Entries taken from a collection
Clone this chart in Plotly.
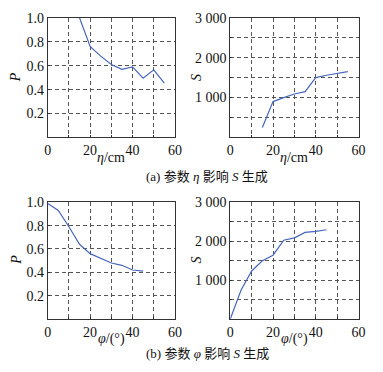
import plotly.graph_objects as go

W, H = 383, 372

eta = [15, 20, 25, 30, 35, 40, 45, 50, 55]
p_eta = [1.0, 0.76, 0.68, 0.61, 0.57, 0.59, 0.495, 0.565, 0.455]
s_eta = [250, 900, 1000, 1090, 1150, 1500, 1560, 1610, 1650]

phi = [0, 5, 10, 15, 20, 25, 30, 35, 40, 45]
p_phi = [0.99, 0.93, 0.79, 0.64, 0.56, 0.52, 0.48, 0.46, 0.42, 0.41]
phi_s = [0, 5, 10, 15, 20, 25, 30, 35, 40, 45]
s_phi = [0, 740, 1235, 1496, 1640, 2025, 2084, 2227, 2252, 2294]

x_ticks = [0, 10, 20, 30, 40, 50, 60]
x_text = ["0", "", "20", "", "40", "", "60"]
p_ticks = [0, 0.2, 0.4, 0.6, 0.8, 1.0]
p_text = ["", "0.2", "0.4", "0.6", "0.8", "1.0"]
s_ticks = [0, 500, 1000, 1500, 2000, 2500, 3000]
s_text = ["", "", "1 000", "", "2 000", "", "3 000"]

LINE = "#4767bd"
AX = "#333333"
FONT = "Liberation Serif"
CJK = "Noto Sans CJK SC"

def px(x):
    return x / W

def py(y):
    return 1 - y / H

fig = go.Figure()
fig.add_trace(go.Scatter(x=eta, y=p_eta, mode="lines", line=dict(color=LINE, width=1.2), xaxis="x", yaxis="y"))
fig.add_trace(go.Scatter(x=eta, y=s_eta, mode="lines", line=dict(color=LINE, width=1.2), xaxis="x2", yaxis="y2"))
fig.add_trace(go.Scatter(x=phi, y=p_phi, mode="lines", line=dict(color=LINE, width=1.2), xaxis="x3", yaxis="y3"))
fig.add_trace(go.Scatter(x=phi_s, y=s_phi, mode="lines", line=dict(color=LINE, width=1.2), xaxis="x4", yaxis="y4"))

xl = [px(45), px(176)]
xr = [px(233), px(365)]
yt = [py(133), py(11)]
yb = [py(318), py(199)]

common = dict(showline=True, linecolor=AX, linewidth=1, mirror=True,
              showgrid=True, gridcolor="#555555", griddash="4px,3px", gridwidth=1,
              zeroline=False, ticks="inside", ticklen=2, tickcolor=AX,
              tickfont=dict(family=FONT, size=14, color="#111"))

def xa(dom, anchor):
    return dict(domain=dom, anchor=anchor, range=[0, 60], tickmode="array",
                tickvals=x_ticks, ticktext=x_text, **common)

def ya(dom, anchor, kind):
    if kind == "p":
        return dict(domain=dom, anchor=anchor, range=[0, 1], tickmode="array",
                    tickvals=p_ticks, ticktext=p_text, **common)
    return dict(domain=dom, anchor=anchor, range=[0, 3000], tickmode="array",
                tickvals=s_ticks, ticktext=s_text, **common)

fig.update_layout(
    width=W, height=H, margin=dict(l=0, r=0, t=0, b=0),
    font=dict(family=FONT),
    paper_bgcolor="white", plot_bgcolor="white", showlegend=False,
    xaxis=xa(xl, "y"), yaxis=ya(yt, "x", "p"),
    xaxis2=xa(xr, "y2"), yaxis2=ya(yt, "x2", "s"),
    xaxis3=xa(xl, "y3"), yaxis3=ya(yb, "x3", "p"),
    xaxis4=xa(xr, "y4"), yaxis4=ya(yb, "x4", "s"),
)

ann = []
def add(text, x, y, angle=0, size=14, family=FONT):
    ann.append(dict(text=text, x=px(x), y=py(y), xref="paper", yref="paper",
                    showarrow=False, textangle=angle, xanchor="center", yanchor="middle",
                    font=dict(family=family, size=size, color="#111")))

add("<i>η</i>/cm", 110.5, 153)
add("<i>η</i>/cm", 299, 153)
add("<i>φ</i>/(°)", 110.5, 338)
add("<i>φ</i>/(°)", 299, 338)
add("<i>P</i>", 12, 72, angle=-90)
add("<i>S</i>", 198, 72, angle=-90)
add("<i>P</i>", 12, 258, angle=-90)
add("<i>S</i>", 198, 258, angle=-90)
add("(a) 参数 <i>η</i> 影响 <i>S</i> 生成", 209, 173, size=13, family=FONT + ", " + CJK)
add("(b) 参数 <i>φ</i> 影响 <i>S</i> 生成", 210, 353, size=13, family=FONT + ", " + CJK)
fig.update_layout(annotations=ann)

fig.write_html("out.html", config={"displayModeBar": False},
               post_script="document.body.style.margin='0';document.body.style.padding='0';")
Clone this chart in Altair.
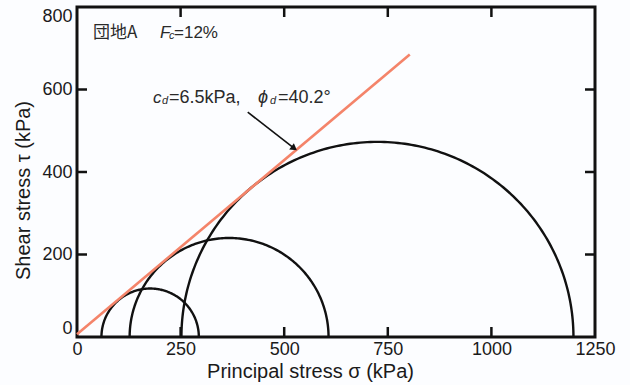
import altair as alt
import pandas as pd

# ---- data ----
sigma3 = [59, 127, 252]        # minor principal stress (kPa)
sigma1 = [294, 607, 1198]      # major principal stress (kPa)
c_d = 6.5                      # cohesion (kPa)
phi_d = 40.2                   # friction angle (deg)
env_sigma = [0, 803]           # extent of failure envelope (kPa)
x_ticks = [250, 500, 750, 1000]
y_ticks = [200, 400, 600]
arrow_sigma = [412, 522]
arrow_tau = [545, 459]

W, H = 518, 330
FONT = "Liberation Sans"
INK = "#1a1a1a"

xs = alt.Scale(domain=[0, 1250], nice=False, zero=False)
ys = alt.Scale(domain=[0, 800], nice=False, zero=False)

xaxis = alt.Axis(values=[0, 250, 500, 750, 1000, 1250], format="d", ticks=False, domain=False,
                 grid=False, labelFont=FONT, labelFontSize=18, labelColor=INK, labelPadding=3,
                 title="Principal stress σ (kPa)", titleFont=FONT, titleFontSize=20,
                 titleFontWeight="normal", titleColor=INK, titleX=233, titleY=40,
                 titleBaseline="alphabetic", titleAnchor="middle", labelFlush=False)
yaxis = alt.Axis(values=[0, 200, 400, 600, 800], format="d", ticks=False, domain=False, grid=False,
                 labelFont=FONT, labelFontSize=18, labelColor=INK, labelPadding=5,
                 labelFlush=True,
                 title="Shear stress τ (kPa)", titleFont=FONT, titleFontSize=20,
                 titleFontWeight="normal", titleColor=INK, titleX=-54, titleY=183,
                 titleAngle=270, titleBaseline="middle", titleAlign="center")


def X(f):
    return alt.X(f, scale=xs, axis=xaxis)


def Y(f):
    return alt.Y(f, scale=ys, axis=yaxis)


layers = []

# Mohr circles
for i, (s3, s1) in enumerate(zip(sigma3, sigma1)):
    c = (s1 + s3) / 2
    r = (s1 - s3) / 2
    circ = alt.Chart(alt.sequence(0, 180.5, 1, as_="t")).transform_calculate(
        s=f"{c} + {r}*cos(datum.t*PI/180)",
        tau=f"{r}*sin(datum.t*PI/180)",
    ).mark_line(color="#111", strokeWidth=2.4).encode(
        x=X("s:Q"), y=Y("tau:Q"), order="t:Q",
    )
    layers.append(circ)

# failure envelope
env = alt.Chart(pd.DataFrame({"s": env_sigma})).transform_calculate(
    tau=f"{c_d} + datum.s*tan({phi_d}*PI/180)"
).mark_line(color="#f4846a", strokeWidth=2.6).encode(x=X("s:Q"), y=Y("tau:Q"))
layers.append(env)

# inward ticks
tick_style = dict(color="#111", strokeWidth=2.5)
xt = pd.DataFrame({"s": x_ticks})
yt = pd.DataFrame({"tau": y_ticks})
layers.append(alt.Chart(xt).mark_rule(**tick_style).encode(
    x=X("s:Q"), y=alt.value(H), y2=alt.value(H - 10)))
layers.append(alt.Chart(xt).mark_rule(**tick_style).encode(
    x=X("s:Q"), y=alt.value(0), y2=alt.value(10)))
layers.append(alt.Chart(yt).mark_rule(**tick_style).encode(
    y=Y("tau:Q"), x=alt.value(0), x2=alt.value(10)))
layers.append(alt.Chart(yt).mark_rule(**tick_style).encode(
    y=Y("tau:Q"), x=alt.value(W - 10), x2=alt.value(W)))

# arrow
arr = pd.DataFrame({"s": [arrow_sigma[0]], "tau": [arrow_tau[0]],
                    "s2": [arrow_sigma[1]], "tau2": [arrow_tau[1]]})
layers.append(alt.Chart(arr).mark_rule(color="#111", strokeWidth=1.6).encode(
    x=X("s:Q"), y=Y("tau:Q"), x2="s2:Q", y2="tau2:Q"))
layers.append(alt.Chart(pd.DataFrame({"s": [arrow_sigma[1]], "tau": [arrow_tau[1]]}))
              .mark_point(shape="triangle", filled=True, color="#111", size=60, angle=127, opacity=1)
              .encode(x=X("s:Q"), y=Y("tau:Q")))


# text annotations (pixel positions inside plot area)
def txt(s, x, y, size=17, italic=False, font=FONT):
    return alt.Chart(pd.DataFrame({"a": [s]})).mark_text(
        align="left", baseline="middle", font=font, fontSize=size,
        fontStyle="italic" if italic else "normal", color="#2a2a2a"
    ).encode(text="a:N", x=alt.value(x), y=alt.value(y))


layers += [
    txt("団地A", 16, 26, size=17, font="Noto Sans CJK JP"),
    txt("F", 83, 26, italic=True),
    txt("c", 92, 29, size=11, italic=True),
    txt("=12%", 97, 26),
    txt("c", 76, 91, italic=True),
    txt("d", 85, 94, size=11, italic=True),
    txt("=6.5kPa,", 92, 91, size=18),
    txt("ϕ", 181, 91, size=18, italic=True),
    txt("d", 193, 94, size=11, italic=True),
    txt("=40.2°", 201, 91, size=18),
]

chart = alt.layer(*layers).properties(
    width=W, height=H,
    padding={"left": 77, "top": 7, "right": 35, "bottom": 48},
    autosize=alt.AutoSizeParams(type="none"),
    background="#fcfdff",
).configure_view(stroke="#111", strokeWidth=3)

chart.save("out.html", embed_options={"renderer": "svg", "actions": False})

WRITTEN REQUEST ▸ Go back to the listing above and reproduce, exactly, the stretch from the line bearing "Clone this chart in Altair." through the line bearing "ys = alt.Scale(domain=[0, 800], nice=False, zero=False)", without its pictures.

PROBLEM SOLUTION ▸
Clone this chart in Altair.
import altair as alt
import pandas as pd

# ---- data ----
sigma3 = [59, 127, 252]        # minor principal stress (kPa)
sigma1 = [294, 607, 1198]      # major principal stress (kPa)
c_d = 6.5                      # cohesion (kPa)
phi_d = 40.2                   # friction angle (deg)
env_sigma = [0, 803]           # extent of failure envelope (kPa)
x_ticks = [250, 500, 750, 1000]
y_ticks = [200, 400, 600]
arrow_sigma = [412, 522]
arrow_tau = [545, 459]

W, H = 518, 330
FONT = "Liberation Sans"
INK = "#1a1a1a"

xs = alt.Scale(domain=[0, 1250], nice=False, zero=False)
ys = alt.Scale(domain=[0, 800], nice=False, zero=False)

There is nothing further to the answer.